Blessed are...
Yesterday's Gospel reading was Matthew 5:1-12 -- the passage commonly called "The Beatitudes". The "attitudes" Jesus names as "blessed" at the beginning of the Sermon on the Mount have been the launching pad for many-a-sermon through the last 20+ centuries of Christian preaching -- the poor in spirit, the mourners, those who starve (and thirst!) for righteousness, the merciful, the pure in heart, the peacemakers, the persecuted, the reviled and the falsely accused. The blessings Jesus pronounces upon these ways of being in the world have, for so long, been a part of the common parlance of "Christian speak", they mostly fail to inspire, challenge or even mildly offend us.
When confronted with the words from Matthew again, maybe our internal dialogue can sound something like this, "Thanks Jesus for the good words, but right now, my attention must be focused on the 'real world'. After all, I've got a life to live, a family to raise, work to do and bills to pay. Time is really in short supply. I don't really have lots of time to develop these characteristics you seem to be so interested in blessing. I already feel guilty about my station in life, and now you're telling me about all this other stuff I need to do! When will I fit it all in? Besides, becoming a poor, grief-stricken, starving, thirsting, merciful person (either literally or metaphorically) sounds VERY difficult...next to impossible actually! Purity and peacemaking have never really been my strong suits either. Sorry about that. Oh, and living a life that ends up being reviled, persecuted and falsely accused doesn't sound very promising, let alone blessed! To be honest, I'm exhausted (and fairly guilt ridden!) after reading your list!"
But what if?
What if Jesus isn't giving us another "to do" list? Or even a "to be" list?
What if this is a list about recognizing the "blessed" who are already among us (maybe even sometimes, ourselves!)?
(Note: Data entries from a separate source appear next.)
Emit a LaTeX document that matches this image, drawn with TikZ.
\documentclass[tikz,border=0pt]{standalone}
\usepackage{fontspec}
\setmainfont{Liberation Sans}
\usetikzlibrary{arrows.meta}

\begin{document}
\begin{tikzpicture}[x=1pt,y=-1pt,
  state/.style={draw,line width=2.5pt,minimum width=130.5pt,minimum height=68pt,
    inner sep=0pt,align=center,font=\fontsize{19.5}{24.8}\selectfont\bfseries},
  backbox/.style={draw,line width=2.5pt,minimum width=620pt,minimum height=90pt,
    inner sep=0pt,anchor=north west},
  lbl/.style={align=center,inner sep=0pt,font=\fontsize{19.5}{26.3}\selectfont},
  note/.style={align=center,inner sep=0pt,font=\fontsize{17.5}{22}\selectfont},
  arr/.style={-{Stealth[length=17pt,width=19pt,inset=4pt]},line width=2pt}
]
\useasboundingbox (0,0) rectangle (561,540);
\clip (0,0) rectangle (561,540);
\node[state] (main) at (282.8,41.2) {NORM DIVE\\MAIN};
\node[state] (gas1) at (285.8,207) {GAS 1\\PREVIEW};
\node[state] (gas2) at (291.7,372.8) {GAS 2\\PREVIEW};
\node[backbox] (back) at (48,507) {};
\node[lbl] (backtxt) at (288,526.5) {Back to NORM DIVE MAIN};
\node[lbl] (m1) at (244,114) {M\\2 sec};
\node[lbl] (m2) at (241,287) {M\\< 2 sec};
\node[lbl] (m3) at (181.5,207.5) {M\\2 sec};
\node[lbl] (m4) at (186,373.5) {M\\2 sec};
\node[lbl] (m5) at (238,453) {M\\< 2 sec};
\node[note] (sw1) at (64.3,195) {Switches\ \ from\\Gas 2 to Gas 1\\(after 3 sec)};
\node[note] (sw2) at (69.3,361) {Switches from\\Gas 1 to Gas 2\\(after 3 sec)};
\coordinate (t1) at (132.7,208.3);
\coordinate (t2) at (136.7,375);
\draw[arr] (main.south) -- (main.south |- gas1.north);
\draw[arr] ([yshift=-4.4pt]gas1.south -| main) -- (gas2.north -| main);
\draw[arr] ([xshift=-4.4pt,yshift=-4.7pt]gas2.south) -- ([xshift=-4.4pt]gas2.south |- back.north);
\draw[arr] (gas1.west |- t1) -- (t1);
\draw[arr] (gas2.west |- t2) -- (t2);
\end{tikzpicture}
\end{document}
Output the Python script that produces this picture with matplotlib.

As I have read these verses again and again over the past few days, I have became increasingly aware of the ways we church folk can take a descriptive passage and morph it into a prescriptive one. And the result? We get to feel guilty about all of the things we aren't. Or at the very least we get to reassure ourselves that the life of faith is so difficult, regular folks like us should simply quit while we're behind.
But what if?
What if we are enough?
Already. Without additions or subtractions?
Could we live with that?
What if the Beatitudes are already among us?
Within us?
If we only began to recognize them?
And live like who we already are?
That would be a blessing in and of itself, wouldn't it?
Of course, a community of blessed people is inherently suspect...
Particularly by religious sorts...
Undoubtedly revulsion, persecution and false accusations would ensue...
But none of those things could
Remove the blessing already bestowed...
Because Jesus doesn't take blessings back.